«Llamada», una noción que figura de manera prominente en las Escrituras, Dios convocando a la gente a cambiar de dirección. Sin dirigirse a ningún sitio en particular, alguien siente un impulso interior para tomar un nuevo rumbo. Los profetas experimentan esto, viviendo días ordinarios en los que un débil impulso comienza a registrarse en su interior.
La historia de Jeremías es un ejemplo claro. Él da testimonio de que la Palabra del Señor lo llamó a levantarse y hablar de esa Palabra a sus vecinos. El miedo es su primera reacción: «¡Ah, Señor Dios, no sé hablar porque sólo soy un muchacho!». Pero entonces Dios le tranquiliza: «Cuando te levantes contra ellos, yo estaré a tu lado y no dejaré que te aplasten. Haré de ti una ciudad fortificada, una columna de hierro».
Con su alto dramatismo, el encuentro de Jeremías no es el más fácil de visualizar, pero el patrón no es tan desconocido. Vamos como de costumbre cuando algo empieza a llamar nuestra atención: «Esto no debería ser así». Luchando contra la reticencia, hablamos y actuamos.
Las Escrituras suelen desencadenar este tipo de reacciones. Nuestros oídos (y conciencias) captan una disparidad entre el mundo que Dios anuncia y algún camino que la sociedad sigue. ¿Podría ser este malestar el primer empujón de esa llamada?
Reticencia: «Ah Señor, no sé cómo hablar. Sólo soy una persona con tan pocos conocimientos».
Y sin embargo: «Hay que hacer algo, aunque seguramente no me siento capaz».
Y luego esas palabras tranquilizadoras: «No tengas miedo de ellos, porque yo estoy contigo para librarte». La promesa de Dios de acompañarnos, de caminar junto a nosotros.
¿Cómo podría traducirse la experiencia del profeta en la vida cotidiana?
Hay algo que me inquieta, por ejemplo las miradas desesperadas e incluso aterrorizadas de esas madres y padres refugiados que se agarran a las manos de sus hijos. «¿Cómo debe ser caminar por ese sendero invernal, lamentando lo que queda atrás y sin saber lo que está por delante?».
Luego, la impotencia ante un dilema tan complejo y universal. «Me siento débil. Pero traigo esa impotencia ante la poderosa misericordia de Dios, me entrego más al cuidado del Señor».
Luego, «Sé que no puedo hacer mucho al respecto, pero me siento incómodo cruzado de brazos. Donaré a los Servicios Católicos de Ayuda o a alguna organización inspirada en Vicente de Paúl. Trabajaré para cambiar mis actitudes hacia las personas que emigran, me pondré un poco en sus cansados zapatos y me abriré a todos los que recorren los duros caminos de este mundo».
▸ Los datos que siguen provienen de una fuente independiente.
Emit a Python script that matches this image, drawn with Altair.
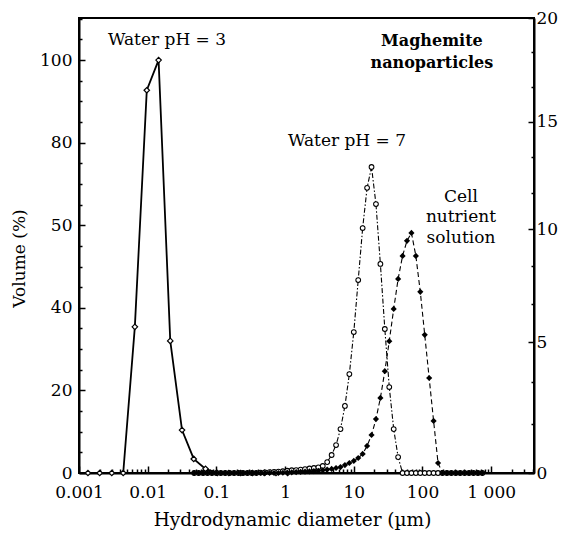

De nuevo, la pauta. Estimulado por la Palabra de Dios:
– Comienzo a percibir algunas contradicciones.
– Me echo atrás, dudando de mi capacidad de respuesta.
– Entrego esa duda al Padre todopoderoso de Jesucristo.
– En confianza, doy algunos pasos para avanzar.
Esa es «la Llamada» tal como se filtra en la vida. «Ah, Señor, no sé cómo hablar. Tengo miedo y soy débil». Luego: «No temas, porque yo estoy contigo para librarte». Finalmente, «Me muevo». Y así se injerta otro pedazo del Reino de Jesús en esta tierra… como en el cielo.